>> BEGIN Materials provided
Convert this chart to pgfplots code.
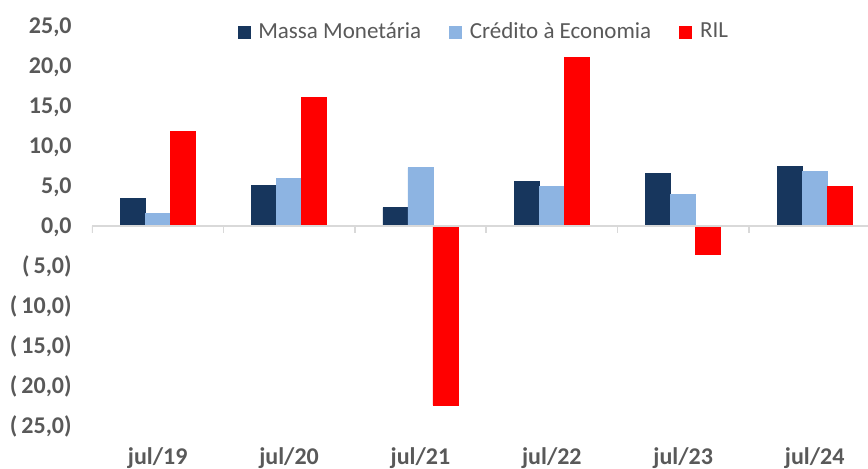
>> END Materials provided
>> BEGIN Materials provided
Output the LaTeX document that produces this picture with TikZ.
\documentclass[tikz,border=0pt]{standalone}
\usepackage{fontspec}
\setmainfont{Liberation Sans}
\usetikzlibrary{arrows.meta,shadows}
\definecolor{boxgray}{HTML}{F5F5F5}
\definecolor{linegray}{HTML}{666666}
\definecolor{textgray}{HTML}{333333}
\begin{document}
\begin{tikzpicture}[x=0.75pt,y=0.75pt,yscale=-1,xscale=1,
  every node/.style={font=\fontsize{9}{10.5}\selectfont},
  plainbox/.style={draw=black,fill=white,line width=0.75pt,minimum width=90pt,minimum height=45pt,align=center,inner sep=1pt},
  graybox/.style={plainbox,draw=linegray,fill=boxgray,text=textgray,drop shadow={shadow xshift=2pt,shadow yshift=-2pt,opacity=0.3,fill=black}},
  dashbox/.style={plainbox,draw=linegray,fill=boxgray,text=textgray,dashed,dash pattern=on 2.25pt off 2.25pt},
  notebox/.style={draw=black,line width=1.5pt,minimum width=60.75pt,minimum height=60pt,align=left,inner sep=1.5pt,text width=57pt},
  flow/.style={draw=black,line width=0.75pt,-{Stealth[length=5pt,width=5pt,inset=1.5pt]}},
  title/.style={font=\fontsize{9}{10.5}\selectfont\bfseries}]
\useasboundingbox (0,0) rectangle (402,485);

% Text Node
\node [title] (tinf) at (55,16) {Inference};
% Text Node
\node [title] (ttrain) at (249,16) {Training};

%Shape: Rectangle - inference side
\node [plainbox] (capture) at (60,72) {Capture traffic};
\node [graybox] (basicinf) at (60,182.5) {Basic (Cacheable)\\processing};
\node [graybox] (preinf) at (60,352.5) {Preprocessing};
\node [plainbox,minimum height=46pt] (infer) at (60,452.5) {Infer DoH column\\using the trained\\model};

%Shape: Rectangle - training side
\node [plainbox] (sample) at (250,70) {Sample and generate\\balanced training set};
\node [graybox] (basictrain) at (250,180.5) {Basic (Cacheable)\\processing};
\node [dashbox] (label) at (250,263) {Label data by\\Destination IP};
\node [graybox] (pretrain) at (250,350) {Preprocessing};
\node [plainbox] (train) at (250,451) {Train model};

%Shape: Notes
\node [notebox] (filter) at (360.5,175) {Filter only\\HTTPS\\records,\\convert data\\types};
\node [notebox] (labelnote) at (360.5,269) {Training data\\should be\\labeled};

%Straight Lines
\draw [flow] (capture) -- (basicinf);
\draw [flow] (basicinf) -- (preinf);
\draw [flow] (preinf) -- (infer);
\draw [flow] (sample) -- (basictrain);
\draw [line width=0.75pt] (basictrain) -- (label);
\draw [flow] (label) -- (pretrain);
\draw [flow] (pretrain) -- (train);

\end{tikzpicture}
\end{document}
>> END Materials provided
> Aim: Repeat the entries above verbatim, but only from the line that has "Output the LaTeX" down to the line that has "(0,0) rectangle (402,485);", inclusive.

> Written reply:
Output the LaTeX document that produces this picture with TikZ.
\documentclass[tikz,border=0pt]{standalone}
\usepackage{fontspec}
\setmainfont{Liberation Sans}
\usetikzlibrary{arrows.meta,shadows}
\definecolor{boxgray}{HTML}{F5F5F5}
\definecolor{linegray}{HTML}{666666}
\definecolor{textgray}{HTML}{333333}
\begin{document}
\begin{tikzpicture}[x=0.75pt,y=0.75pt,yscale=-1,xscale=1,
  every node/.style={font=\fontsize{9}{10.5}\selectfont},
  plainbox/.style={draw=black,fill=white,line width=0.75pt,minimum width=90pt,minimum height=45pt,align=center,inner sep=1pt},
  graybox/.style={plainbox,draw=linegray,fill=boxgray,text=textgray,drop shadow={shadow xshift=2pt,shadow yshift=-2pt,opacity=0.3,fill=black}},
  dashbox/.style={plainbox,draw=linegray,fill=boxgray,text=textgray,dashed,dash pattern=on 2.25pt off 2.25pt},
  notebox/.style={draw=black,line width=1.5pt,minimum width=60.75pt,minimum height=60pt,align=left,inner sep=1.5pt,text width=57pt},
  flow/.style={draw=black,line width=0.75pt,-{Stealth[length=5pt,width=5pt,inset=1.5pt]}},
  title/.style={font=\fontsize{9}{10.5}\selectfont\bfseries}]
\useasboundingbox (0,0) rectangle (402,485);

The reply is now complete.